Gross revenue grew by 6% to $14 million during the quarter, but $2.3 million in promotional allowances and slotting fees to get the company’s new product onto retailer shelves crushed net revenue, which fell by 10% to $11.7 million. The edgy soda company posted a loss of $0.10 a share, after breaking even a year ago.

Wall Street was braced for just a $0.07-per-share deficit on a 10% spike in net revenue. Investors must be used to having their hearts crushed every three months; Jones has now missed analyst earnings estimates in each of the past six quarters.
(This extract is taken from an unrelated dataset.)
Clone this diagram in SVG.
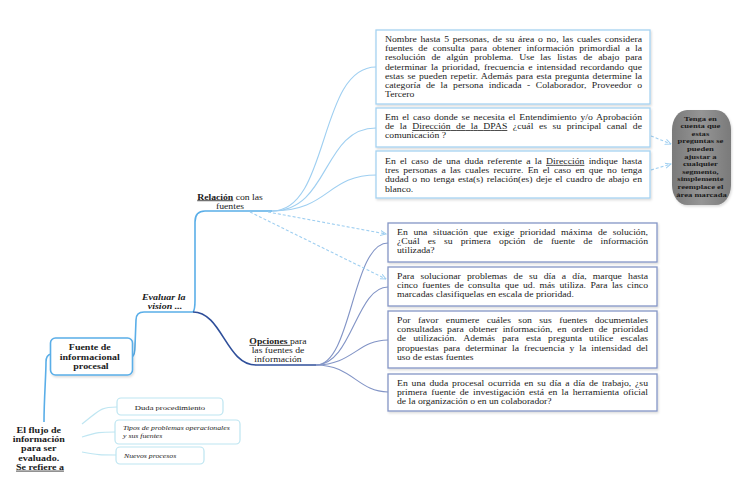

How can Wall Street overshoot the company's prospects so consistently? Are the pros simply underestimating the high costs that bottlers incur in acquiring retailer selling space, or are they overestimating the potential reach of Jones?
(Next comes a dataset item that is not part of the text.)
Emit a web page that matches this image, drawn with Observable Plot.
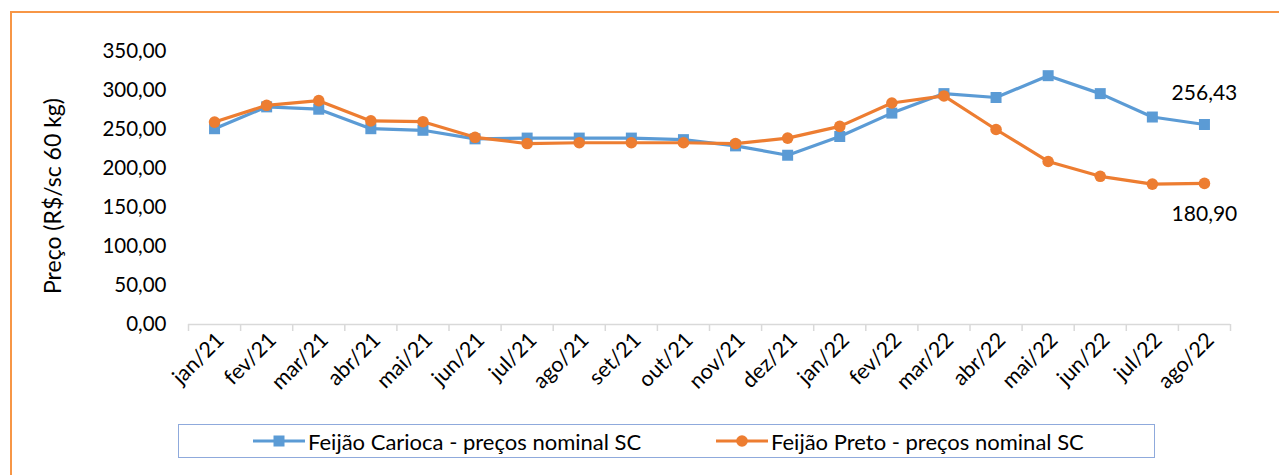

Jones Soda bottles may sell briskly at your local Panera (NASDAQ:PNRA), but that didn't stop Starbucks (NASDAQ:SBUX) from giving them the boot last year. Jones may be able to squeeze its 24c vitamin-drink mixes into Whole Foods (NASDAQ:WFMI), but Wal-Mart (NYSE:WMT) still discontinued the company's 16-ounce cans and bottle four-packs.

Reality has been a bruiser here. The rollout of canned sodas is cannibalizing the higher-priced bottled product in some markets. Even this year's introduction of more mainstream lemon-lime and cola flavors has done little to pick up overall sales.

The next arrow in the company’s quiver -- and perhaps its last -- is Jones Gaba, a new energy-drink line that claims to increase mental focus. Gaba should be out by year's end. Let's hope that the executives drink cases of the stuff between now and then, because mental focus is about the only thing that can get Jones Soda back on track.

Can one drink make a company? Of course. Where would Hansen Natural (NASDAQ:HANS) be without Monster? However, there have been more monsters than Monsters lurking under Jones shareholders' beds. Gaba, don't fail it now.